I know. It sounds like a bad parody of a Johnny Cash tune. Actually I did meet a Wiccan whose coven name means sun god. He was a calm, accessible person. He read my aura, said that I had a highly-developed spiritual chakra, but that I kept too much to myself. He loaned me a book about healing by redirecting energy fields: Hands of Light. He also introduced me to the writings of Starhawk, a wiccan eco-feminist and activist. Her epic utopian novel, The Fifth Sacred Thing, contains some of the most beautiful writing I've read.
If you believe that today's practitioner of true withcraft is an ugly crone with a crooked nose, who wears black, worships the devil, and places curses on people, you've fallen prey to Hollywood's penchant for misinformation and sensationalism. Wiccans include men and women from all walks of life who celebrate the wonders of our natural world and the seasonal cycles. They believe that whatever they do comes back threefold. Only the most masochistic person would open him/herself to a "hex" times three.

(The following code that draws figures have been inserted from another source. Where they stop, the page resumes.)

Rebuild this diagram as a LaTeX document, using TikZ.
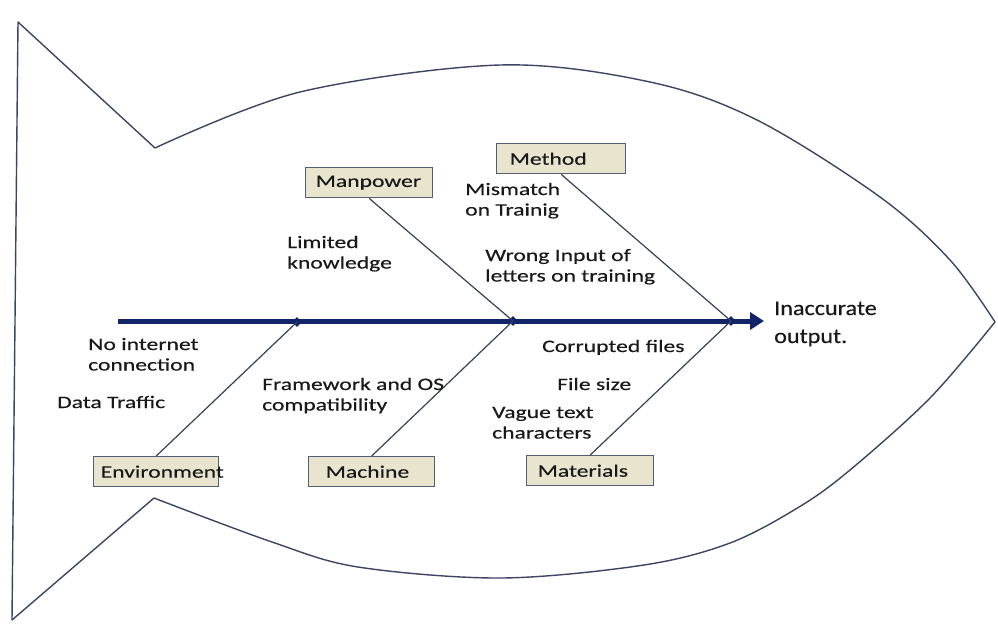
\documentclass[tikz,border=0pt]{standalone}
\usepackage{fontspec}
\setmainfont{Carlito}[FakeStretch=1.35,FakeBold=0.35]
\newfontfamily\bigfont{Carlito}[FakeStretch=1.15,FakeBold=0.3]
\usetikzlibrary{arrows.meta,shapes.geometric}
\definecolor{spine}{RGB}{18,36,104}
\definecolor{outline}{RGB}{60,70,100}
\definecolor{branch}{RGB}{55,65,90}
\definecolor{boxfill}{RGB}{233,228,206}
\definecolor{boxline}{RGB}{85,95,115}
\definecolor{ink}{RGB}{25,25,25}
\newcommand{\mytwo}[2]{\begin{tabular}[t]{@{}l@{}}#1\\#2\end{tabular}}
\tikzset{
  fish/.style={draw=outline, line width=1.4pt, line join=round},
  catbox/.style={draw=boxline, fill=boxfill, line width=1.4pt, rectangle,
    inner ysep=0pt, minimum height=30pt, anchor=north west, text=ink,
    font=\fontsize{17.5}{21}\selectfont},
  cause/.style={anchor=base west, inner sep=0pt, text=ink,
    font=\fontsize{17.5}{20.5}\selectfont},
  bone/.style={draw=branch, line width=1.2pt},
  joint/.style={diamond, fill=spine, inner sep=0pt, minimum size=10pt}
}
\begin{document}
\begin{tikzpicture}[x=1pt,y=-1pt]
\useasboundingbox (0,0) rectangle (998,633);
\fill[white] (0,0) rectangle (998,633);
% fish outline
\draw[fish] (12,620) -- (18,22) -- (155,148)
  plot[smooth, tension=0.55] coordinates {(155,148) (300,92) (500,65) (650,82) (757,120) (880,197) (950,260) (995,322)};
\draw[fish] (12,620) -- (154,498)
  plot[smooth, tension=0.55] coordinates {(154,498) (272,542) (358,567) (501,578) (644,565) (730,543) (799,507) (850,470) (930,398) (995,322)};
% spine
\coordinate (tail) at (118,321);
\coordinate (head) at (764,321);
\draw[spine, line width=5pt, -{Triangle[length=14pt,width=17pt]}] (tail) -- (head);
\node[joint] (j1) at (297,322) {};
\node[joint] (j2) at (513,321) {};
\node[joint] (j3) at (731,321) {};
% category boxes
\node[catbox, inner xsep=10pt] (man) at (305,167) {\makebox[107pt][l]{Manpower}};
\node[catbox, inner xsep=13pt] (met) at (496,143) {\makebox[103pt][l]{Method}};
\node[catbox, inner xsep=7pt] (env) at (93,456) {\makebox[111pt][l]{Environment}};
\node[catbox, inner xsep=17pt] (mac) at (308,456) {\makebox[92pt][l]{Machine}};
\node[catbox, inner xsep=11pt] (mat) at (526,455) {\makebox[105pt][l]{Materials}};
% bones
\draw[bone] (man.south) -- (j2.center);
\draw[bone] (met.south) -- (j3.center);
\draw[bone] (env.north) -- (j1.center);
\draw[bone] (mac.north) -- (j2.center);
\draw[bone] (mat.north) -- (j3.center);
% causes
\node[cause] (c1) at (287,248) {\mytwo{Limited}{knowledge}};
\node[cause] (c2) at (465,195) {\mytwo{Mismatch}{on Trainig}};
\node[cause] (c3) at (485,261) {\mytwo{Wrong Input of}{letters on training}};
\node[cause] (c4) at (88,350) {\mytwo{No internet}{connection}};
\node[cause] (c5) at (57,408) {Data Traffic};
\node[cause] (c6) at (262,390) {\mytwo{Framework and OS}{compatibility}};
\node[cause] (c7) at (542,352) {Corrupted files};
\node[cause] (c8) at (557,390) {File size};
\node[cause] (c9) at (492,418) {\mytwo{Vague text}{characters}};
\node[cause, font=\bigfont\fontsize{21}{28}\selectfont] (eff) at (774,315) {\mytwo{Inaccurate}{output.}};
\end{tikzpicture}
\end{document}
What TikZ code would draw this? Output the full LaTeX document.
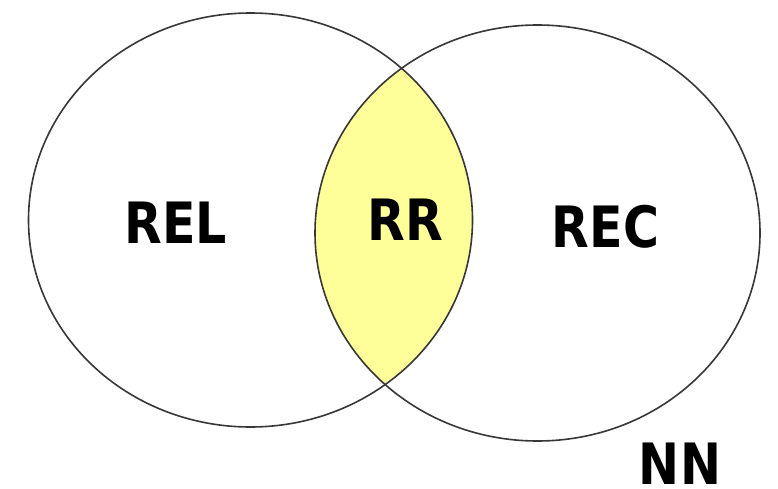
\documentclass[tikz,border=0pt]{standalone}
\usepackage{fontspec}
\usepackage{graphicx}
\newfontfamily\lblfont{DejaVu Sans Bold}
\definecolor{lensyellow}{RGB}{255,255,153}
\definecolor{edgegray}{RGB}{55,55,55}
\begin{document}
\begin{tikzpicture}[x=1pt,y=-1pt,
  setlabel/.style={inner sep=0pt,anchor=base,text depth=0pt,font=\lblfont\fontsize{57}{60}\selectfont},
  setedge/.style={draw=edgegray,line width=1.6pt}]
\useasboundingbox (0,0) rectangle (778,489);
\fill[white] (0,0) rectangle (778,489);
\begin{scope}
  \clip (250.5,220) ellipse [x radius=222, y radius=207];
  \fill[lensyellow] (537.5,233) ellipse [x radius=222.5, y radius=208];
\end{scope}
\draw[setedge] (250.5,220) ellipse [x radius=222, y radius=207];
\draw[setedge] (537.5,233) ellipse [x radius=222.5, y radius=208];
\node[setlabel] (rel) at (176,243) {\scalebox{0.86}[1]{REL}};
\node[setlabel] (rr) at (405,240) {\scalebox{0.86}[1]{RR}};
\node[setlabel] (rec) at (605.5,247) {\scalebox{0.86}[1]{REC}};
\node[setlabel] (nn) at (680,484) {\scalebox{0.86}[1]{NN}};
\end{tikzpicture}
\end{document}
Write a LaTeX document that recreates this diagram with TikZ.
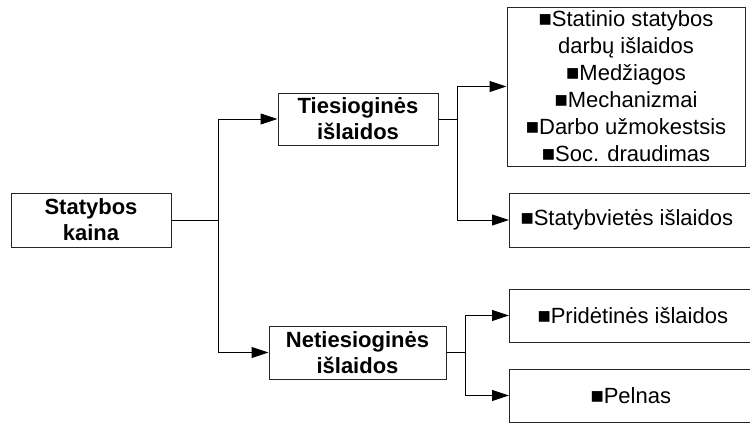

Can a pagan and a Christian co-exist or become friends? I explore this question in the short story, "Sacred Death", which is available through Echelon Press e-books. In Pagans and Christians: The Personal Spiritual Experience, Dr. Gus DiZerega states that "Neither [Christianity nor paganism] need be intrinsically better than the other, so long as they are followed with a good heart."
For a long time at the expense of protecting Mother Earth, many Christians have focused on eternal salvation found in the afterlife. With the current environmental crisis, perhaps we all need to more fully embrace our inner pantheist and expand our vision of the sacred.